The Future is Easier to Affect than the Past

Labor Day weekend represents the end of summer for many people. I think of Labor Day as the beginning of fall, which I love! As I write this, my philosophical self leads me to think how some people look mostly backward while others look mostly forward.

I certainly have regrets and would like to have a “re-do” for some of my previous choices, but my reflex is to look forward and view history as history which cannot be changed. I value history to the extent it adds to my learning and knowledge which I can use in the future.

This approach is helpful in my role as a Financial Advisor. You may have read or heard from people in my industry; “past performance is not indicative of future performance”. This type of language is a disclosure in every prospectus, on every brochure, etc. If a financial professional touts past performance to imply it will represent future performance then this would be misleading and would subject that financial professional to regulatory scrutiny.
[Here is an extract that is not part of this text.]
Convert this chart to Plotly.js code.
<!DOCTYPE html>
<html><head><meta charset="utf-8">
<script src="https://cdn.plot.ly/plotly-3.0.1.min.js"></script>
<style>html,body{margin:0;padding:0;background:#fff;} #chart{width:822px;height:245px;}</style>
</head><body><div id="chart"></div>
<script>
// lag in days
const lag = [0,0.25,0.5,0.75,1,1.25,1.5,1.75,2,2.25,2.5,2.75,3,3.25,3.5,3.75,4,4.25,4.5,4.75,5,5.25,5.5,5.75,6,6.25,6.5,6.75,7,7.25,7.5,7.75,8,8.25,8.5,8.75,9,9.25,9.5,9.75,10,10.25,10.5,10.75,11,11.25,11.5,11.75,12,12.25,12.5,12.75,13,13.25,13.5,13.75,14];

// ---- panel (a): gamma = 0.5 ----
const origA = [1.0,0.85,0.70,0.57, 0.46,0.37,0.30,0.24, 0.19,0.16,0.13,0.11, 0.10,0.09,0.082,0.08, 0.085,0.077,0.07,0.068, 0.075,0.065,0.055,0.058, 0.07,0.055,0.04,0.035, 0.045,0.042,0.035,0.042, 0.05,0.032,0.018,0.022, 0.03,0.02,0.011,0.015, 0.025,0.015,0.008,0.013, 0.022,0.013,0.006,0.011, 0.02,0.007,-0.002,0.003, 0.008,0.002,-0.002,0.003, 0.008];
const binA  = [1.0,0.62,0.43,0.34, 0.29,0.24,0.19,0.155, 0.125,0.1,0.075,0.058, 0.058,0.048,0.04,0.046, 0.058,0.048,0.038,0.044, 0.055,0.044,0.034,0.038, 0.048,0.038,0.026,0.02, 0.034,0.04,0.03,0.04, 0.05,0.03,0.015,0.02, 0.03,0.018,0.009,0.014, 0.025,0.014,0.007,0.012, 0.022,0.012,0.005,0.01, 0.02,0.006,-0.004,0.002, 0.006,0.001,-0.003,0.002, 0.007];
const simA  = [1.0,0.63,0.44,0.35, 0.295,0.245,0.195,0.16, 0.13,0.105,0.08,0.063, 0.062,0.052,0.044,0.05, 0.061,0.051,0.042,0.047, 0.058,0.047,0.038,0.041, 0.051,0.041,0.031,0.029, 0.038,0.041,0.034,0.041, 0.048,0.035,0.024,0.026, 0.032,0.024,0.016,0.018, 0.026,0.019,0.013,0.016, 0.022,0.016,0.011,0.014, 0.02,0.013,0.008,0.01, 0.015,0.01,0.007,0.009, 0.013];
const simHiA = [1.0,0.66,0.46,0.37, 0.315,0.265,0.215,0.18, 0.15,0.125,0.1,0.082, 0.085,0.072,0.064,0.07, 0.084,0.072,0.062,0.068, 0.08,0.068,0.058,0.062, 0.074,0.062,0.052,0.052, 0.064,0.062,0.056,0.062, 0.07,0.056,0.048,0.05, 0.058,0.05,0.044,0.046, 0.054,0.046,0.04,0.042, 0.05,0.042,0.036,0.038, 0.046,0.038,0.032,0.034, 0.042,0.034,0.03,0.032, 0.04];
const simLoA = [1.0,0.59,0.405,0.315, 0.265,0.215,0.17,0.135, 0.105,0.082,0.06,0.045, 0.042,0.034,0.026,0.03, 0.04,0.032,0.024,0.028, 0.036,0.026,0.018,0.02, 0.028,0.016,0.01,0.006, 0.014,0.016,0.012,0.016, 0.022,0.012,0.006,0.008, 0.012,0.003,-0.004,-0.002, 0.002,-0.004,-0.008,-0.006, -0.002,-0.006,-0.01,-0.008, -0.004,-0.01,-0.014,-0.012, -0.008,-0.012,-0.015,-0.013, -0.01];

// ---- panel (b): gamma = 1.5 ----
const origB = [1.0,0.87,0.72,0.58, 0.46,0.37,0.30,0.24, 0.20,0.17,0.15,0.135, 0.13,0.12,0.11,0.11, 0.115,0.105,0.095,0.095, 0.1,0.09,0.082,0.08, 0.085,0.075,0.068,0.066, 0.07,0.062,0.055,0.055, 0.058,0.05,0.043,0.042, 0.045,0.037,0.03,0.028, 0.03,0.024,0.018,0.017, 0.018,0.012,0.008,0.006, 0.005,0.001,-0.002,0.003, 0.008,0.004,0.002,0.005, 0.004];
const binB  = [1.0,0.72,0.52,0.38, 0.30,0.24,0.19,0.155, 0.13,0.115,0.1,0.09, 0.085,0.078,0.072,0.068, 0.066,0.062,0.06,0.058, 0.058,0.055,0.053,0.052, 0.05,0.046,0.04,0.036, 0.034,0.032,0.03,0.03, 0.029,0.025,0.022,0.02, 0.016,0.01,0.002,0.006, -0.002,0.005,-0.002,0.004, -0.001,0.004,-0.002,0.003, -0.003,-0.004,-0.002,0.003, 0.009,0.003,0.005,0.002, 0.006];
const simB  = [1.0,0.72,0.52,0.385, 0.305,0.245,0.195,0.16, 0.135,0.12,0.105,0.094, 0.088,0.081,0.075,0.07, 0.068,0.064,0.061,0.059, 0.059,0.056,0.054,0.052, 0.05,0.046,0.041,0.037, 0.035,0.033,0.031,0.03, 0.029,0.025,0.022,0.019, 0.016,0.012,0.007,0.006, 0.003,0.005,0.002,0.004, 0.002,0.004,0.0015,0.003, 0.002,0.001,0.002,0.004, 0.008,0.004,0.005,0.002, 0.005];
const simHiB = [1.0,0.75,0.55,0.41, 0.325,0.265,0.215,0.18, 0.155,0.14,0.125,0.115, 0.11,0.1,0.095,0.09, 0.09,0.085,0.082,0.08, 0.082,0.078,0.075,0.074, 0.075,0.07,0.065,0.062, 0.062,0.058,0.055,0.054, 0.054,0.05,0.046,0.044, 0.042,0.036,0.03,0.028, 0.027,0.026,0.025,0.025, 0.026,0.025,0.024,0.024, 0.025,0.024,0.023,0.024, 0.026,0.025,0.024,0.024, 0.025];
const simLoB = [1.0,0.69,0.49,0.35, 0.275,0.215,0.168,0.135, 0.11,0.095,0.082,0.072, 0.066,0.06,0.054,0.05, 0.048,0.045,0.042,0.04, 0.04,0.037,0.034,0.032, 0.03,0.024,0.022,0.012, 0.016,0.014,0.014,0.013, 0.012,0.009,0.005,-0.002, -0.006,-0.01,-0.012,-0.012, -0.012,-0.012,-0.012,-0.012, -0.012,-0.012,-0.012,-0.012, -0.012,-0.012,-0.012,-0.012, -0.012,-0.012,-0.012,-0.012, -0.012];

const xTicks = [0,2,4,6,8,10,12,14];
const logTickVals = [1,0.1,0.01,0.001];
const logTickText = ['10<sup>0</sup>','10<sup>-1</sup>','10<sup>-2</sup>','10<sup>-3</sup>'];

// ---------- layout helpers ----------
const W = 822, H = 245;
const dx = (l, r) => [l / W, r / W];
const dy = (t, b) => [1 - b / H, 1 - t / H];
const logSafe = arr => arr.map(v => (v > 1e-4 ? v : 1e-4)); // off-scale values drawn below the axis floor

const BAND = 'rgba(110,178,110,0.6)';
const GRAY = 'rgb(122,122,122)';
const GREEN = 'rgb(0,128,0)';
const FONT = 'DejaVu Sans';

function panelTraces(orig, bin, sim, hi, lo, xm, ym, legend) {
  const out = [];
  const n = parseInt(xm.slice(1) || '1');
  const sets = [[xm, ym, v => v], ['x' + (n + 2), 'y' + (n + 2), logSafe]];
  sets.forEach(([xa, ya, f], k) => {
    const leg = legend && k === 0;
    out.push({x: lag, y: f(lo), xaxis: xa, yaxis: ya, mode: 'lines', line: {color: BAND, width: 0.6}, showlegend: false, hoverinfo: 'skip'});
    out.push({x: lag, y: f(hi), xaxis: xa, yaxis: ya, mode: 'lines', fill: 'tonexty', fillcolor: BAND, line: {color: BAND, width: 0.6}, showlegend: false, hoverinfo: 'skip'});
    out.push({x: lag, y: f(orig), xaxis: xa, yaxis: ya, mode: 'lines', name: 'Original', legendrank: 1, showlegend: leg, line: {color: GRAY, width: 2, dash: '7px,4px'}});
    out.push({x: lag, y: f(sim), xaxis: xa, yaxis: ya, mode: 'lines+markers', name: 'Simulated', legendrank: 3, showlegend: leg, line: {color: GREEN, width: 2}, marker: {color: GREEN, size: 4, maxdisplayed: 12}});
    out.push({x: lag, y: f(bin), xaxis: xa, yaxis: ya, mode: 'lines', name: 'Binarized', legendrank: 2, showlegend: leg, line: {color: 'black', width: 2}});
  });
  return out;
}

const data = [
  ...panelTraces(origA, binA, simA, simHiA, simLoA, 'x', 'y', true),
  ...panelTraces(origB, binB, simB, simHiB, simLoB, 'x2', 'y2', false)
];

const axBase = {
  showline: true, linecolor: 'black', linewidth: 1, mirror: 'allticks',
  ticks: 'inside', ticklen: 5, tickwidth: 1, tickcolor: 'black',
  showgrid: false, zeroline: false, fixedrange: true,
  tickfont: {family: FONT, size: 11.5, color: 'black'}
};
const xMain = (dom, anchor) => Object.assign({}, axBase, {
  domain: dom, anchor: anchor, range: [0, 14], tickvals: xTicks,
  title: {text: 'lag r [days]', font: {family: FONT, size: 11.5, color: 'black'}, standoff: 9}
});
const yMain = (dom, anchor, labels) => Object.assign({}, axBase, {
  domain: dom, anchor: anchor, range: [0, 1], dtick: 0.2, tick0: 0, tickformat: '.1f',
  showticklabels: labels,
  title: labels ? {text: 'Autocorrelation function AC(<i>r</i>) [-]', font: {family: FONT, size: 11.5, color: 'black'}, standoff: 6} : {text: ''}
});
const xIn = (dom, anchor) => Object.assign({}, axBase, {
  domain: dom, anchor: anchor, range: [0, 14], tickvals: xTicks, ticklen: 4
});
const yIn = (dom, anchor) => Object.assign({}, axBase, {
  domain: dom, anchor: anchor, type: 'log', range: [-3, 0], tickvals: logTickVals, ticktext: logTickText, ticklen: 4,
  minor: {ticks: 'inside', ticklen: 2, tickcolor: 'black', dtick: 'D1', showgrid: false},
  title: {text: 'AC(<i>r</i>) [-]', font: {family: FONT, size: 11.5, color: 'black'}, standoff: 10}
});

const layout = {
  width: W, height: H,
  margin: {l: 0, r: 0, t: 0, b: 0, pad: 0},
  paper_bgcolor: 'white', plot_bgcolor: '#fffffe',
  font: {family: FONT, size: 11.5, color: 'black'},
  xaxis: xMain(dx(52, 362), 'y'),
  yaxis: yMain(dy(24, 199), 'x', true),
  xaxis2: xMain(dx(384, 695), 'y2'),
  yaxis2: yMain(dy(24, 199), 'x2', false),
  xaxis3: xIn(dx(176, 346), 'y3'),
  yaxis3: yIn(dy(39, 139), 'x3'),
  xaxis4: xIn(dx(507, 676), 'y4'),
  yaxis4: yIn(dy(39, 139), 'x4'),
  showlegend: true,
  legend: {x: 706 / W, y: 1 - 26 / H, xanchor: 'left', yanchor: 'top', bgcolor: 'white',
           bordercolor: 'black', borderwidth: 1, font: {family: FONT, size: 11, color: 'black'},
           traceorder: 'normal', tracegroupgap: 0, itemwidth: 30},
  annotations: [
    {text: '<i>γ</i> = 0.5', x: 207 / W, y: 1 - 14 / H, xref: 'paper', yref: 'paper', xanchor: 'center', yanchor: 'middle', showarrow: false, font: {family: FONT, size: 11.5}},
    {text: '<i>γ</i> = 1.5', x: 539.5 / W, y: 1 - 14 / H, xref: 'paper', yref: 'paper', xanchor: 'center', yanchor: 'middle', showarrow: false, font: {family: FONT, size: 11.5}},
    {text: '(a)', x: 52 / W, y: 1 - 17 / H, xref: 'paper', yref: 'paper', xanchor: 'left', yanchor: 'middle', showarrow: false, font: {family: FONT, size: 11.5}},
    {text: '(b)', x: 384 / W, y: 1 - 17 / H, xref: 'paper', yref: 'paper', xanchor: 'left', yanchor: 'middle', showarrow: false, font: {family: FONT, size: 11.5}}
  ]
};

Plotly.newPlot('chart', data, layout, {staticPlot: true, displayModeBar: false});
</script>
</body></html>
Prospective clients often ask “what’s your track record?”. This may seem like a natural, if not logical question. How would you answer that question if sharing past performance without a lot of disclosures were unethical? Do you read every word of all the disclosures my industry has? In many other industries, you may ask about customer service, experience or reliability related to a product and get a useful answer. In my industry, it is difficult to answer accurately while still being compliant with my industry’s regulations. For this reason and others, I don’t tout or “sell” historical performance numbers. You see it doesn’t matter what historical numbers were, because they are history.
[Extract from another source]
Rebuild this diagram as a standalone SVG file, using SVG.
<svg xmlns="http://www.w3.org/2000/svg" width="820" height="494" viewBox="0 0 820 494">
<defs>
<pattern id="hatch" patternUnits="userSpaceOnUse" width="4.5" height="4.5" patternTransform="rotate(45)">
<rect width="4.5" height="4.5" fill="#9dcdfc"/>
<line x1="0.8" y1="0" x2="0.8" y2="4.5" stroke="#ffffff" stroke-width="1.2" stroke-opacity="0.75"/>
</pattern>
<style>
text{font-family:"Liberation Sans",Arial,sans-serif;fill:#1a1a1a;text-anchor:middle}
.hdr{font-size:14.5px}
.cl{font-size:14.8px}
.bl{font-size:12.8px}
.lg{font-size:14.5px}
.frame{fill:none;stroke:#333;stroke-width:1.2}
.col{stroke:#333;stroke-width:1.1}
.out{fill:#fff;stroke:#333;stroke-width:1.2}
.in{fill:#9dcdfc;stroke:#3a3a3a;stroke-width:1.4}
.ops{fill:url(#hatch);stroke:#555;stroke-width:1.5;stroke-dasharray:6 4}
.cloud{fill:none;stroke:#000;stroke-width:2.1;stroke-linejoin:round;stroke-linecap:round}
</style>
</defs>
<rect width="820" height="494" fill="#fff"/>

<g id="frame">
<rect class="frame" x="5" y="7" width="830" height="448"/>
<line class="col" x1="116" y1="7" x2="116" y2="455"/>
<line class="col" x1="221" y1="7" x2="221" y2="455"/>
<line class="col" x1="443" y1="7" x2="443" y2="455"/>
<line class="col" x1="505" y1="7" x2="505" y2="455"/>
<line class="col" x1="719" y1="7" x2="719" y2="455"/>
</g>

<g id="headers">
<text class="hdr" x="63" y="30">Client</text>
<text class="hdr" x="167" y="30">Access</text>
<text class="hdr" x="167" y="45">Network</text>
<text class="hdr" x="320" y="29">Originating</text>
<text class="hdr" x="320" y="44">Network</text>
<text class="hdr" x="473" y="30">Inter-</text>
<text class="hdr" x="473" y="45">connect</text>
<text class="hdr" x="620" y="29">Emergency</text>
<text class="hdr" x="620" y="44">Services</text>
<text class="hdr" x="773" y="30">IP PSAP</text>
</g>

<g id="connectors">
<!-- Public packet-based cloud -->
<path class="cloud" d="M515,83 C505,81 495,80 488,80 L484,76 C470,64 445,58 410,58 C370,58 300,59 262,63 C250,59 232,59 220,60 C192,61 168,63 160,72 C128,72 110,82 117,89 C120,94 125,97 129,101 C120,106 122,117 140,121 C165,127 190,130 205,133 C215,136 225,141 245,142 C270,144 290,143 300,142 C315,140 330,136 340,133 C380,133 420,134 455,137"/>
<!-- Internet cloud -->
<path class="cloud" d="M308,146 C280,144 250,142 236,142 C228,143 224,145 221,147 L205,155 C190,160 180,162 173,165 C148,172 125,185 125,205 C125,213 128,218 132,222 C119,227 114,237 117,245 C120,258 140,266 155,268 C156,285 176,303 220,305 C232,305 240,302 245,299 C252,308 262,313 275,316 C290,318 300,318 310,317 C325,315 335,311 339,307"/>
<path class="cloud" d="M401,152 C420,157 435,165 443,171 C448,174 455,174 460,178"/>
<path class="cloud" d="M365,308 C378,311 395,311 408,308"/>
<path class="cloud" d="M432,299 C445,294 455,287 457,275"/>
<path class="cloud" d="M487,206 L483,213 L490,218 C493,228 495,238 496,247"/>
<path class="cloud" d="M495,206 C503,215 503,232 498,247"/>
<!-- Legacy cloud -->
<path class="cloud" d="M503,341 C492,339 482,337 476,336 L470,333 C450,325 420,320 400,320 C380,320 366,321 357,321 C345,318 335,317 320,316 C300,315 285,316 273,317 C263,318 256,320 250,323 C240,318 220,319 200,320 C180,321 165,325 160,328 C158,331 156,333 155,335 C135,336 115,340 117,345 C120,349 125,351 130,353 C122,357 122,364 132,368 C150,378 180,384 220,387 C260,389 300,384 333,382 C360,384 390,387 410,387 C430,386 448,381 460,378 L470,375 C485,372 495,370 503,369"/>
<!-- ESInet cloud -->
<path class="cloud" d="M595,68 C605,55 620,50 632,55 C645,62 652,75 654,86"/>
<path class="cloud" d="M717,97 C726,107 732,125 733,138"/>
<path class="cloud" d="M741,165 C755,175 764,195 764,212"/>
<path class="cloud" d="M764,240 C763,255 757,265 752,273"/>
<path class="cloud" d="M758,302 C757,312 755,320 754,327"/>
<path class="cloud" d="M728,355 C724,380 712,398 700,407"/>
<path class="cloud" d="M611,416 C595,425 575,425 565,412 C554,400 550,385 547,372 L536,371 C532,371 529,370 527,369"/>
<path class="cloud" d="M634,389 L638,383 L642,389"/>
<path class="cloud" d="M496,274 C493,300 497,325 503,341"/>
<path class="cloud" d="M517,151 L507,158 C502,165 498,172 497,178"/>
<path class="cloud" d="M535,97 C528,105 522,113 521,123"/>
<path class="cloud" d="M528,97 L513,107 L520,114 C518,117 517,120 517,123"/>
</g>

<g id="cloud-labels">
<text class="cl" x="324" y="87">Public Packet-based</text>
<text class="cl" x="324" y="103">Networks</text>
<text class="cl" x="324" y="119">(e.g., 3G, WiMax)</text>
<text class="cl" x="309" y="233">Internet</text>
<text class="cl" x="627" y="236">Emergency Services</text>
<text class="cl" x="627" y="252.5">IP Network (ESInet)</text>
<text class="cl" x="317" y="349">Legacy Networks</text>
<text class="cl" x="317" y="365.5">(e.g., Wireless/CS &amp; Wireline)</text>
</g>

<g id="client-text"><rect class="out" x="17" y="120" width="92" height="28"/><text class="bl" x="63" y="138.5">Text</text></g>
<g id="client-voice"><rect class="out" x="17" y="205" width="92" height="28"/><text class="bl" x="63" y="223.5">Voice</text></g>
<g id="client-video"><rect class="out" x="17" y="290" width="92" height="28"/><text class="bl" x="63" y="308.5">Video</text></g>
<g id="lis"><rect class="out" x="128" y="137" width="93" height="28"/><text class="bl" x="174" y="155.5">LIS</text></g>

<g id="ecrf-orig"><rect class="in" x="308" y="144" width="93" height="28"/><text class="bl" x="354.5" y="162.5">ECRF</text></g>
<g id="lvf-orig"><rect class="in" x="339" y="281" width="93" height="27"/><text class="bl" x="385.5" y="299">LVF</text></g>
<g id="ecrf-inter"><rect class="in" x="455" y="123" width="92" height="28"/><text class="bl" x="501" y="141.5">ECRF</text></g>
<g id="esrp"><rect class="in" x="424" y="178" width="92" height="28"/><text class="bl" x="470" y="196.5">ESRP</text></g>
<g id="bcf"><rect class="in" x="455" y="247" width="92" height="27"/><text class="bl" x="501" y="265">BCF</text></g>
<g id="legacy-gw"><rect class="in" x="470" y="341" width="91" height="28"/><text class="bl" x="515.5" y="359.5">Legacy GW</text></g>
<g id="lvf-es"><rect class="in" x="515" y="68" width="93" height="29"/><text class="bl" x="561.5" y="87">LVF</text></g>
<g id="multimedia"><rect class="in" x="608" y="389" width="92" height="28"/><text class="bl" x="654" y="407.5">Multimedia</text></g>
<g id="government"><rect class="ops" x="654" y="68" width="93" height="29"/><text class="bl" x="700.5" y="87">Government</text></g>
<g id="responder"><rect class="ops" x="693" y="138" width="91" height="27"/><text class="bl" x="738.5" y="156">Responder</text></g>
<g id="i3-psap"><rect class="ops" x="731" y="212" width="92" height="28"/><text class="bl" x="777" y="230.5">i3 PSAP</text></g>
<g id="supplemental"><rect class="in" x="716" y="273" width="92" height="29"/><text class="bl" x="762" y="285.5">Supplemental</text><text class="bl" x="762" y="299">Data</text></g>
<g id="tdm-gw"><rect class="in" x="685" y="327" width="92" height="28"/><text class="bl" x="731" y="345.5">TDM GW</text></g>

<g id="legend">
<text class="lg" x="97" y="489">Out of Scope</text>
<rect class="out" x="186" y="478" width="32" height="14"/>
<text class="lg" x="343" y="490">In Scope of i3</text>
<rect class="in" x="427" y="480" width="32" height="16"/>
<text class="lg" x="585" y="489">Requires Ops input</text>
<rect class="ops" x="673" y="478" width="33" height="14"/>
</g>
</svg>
If a financial professional gave an answer with a percentage like “My clients made 12% over past five years”, then how do you know the claim is true? Even if it were true, is the financial professional saying he/she invests the same for every client? What if your objectives are different than the other “clients”? Making a high rate of return claim doesn’t make the investment recommendation appropriate for you. Chase rate of return at your peril.

Existing clients often want to keep an investment that has done well and get rid of an investment that has not done well. That point of view comes naturally but is completely disconnected from what is in the client’s best interest! If investment “A” has done well and investment “B” has done poorly, then the appropriate analysis is whether investment A, investment B, both or neither have a bright future outlook. Emotion is powerful and has damaged client portfolios since the beginning of time, but past performance, good or bad, is history.